Data provided
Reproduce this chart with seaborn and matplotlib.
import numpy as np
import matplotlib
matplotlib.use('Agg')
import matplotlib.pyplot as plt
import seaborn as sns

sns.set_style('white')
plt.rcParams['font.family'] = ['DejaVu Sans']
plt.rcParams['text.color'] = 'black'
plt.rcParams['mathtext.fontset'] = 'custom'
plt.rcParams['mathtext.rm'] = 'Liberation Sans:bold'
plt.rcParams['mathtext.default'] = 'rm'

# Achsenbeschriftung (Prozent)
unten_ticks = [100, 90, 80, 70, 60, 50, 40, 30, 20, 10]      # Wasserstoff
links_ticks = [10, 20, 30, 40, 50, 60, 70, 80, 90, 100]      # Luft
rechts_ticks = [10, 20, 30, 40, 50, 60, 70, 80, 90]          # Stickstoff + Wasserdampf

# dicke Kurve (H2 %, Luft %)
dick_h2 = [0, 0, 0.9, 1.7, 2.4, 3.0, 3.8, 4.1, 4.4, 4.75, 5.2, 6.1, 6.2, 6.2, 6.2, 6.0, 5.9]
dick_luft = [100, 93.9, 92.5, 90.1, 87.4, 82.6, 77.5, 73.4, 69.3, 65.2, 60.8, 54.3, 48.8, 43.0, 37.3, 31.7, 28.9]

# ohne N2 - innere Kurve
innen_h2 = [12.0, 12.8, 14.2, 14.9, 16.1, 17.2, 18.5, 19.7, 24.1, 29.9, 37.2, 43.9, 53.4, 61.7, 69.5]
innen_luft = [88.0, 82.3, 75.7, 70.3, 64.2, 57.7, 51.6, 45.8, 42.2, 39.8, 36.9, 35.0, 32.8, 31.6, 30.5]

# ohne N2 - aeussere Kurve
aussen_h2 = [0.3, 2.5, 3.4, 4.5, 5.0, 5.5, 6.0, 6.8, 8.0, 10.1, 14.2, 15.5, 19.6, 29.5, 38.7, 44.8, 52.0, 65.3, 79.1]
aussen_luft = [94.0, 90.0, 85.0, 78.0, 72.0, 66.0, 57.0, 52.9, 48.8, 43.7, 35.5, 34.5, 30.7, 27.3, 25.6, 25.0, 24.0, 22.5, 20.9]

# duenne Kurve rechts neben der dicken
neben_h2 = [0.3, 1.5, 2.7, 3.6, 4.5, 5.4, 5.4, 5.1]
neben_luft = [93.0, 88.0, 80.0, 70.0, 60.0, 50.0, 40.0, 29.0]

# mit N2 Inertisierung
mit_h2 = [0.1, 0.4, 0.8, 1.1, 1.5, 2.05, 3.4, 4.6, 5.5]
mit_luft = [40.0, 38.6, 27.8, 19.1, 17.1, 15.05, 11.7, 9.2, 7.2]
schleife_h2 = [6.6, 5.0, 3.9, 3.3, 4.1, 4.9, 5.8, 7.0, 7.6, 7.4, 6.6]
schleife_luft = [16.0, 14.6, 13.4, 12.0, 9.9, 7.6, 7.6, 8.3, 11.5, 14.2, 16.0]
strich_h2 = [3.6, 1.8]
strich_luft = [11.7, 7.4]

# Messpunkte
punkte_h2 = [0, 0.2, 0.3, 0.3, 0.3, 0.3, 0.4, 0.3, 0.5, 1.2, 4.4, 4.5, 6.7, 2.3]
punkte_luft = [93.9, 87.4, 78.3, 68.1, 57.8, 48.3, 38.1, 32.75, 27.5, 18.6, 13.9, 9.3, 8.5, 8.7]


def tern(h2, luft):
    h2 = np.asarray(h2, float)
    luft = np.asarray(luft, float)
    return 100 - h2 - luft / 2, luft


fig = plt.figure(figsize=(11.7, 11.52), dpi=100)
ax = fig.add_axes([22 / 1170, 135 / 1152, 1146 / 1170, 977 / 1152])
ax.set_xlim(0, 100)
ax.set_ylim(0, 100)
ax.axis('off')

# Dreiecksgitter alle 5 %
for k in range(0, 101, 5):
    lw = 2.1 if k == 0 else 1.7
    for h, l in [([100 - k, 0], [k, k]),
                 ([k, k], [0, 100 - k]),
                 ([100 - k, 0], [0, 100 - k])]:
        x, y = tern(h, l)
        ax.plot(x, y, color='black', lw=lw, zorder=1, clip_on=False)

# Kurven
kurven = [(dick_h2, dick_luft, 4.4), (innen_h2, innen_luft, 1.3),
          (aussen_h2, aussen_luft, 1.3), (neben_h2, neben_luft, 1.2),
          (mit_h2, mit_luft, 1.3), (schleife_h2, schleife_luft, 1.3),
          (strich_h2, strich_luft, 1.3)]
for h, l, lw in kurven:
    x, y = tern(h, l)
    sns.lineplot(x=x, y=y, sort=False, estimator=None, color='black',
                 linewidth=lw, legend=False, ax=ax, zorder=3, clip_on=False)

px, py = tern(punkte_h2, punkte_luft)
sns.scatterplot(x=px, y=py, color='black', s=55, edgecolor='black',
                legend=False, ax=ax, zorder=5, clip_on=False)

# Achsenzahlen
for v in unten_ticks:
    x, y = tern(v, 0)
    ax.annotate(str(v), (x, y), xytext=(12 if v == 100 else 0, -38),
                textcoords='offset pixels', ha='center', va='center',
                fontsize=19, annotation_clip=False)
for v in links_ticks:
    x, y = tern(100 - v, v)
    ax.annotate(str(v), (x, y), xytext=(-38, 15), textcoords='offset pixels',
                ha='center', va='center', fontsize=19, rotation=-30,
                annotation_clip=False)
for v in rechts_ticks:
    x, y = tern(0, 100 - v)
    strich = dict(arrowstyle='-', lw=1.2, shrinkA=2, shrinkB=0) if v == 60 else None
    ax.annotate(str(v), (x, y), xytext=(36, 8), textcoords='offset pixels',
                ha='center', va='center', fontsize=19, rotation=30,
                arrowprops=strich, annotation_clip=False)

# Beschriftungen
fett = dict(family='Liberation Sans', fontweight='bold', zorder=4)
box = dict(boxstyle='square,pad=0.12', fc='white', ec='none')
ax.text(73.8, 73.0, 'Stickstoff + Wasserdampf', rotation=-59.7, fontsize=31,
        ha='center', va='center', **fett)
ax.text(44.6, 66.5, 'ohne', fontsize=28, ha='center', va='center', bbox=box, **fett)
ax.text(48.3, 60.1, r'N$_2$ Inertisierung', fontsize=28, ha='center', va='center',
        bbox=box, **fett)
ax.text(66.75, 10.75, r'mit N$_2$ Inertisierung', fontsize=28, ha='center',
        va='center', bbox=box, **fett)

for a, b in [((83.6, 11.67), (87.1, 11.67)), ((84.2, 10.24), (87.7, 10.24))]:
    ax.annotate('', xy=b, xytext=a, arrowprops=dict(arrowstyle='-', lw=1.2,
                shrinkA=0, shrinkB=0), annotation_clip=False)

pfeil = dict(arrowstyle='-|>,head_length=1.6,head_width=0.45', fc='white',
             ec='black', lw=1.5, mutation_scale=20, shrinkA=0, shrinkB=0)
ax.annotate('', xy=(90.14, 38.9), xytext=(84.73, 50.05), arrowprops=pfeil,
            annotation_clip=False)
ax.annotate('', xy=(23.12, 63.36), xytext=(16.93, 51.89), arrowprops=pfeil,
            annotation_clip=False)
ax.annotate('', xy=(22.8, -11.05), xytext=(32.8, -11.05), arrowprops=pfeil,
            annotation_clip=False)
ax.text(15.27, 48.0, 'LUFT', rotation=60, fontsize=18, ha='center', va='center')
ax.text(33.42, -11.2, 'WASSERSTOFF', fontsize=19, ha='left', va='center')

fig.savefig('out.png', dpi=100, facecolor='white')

Problem
Only the lines from the top of the data through the line that contains "plt.rcParams['mathtext.default'] = 'rm'" should be quoted, exactly as they stand.

Full answer
Reproduce this chart with seaborn and matplotlib.
import numpy as np
import matplotlib
matplotlib.use('Agg')
import matplotlib.pyplot as plt
import seaborn as sns

sns.set_style('white')
plt.rcParams['font.family'] = ['DejaVu Sans']
plt.rcParams['text.color'] = 'black'
plt.rcParams['mathtext.fontset'] = 'custom'
plt.rcParams['mathtext.rm'] = 'Liberation Sans:bold'
plt.rcParams['mathtext.default'] = 'rm'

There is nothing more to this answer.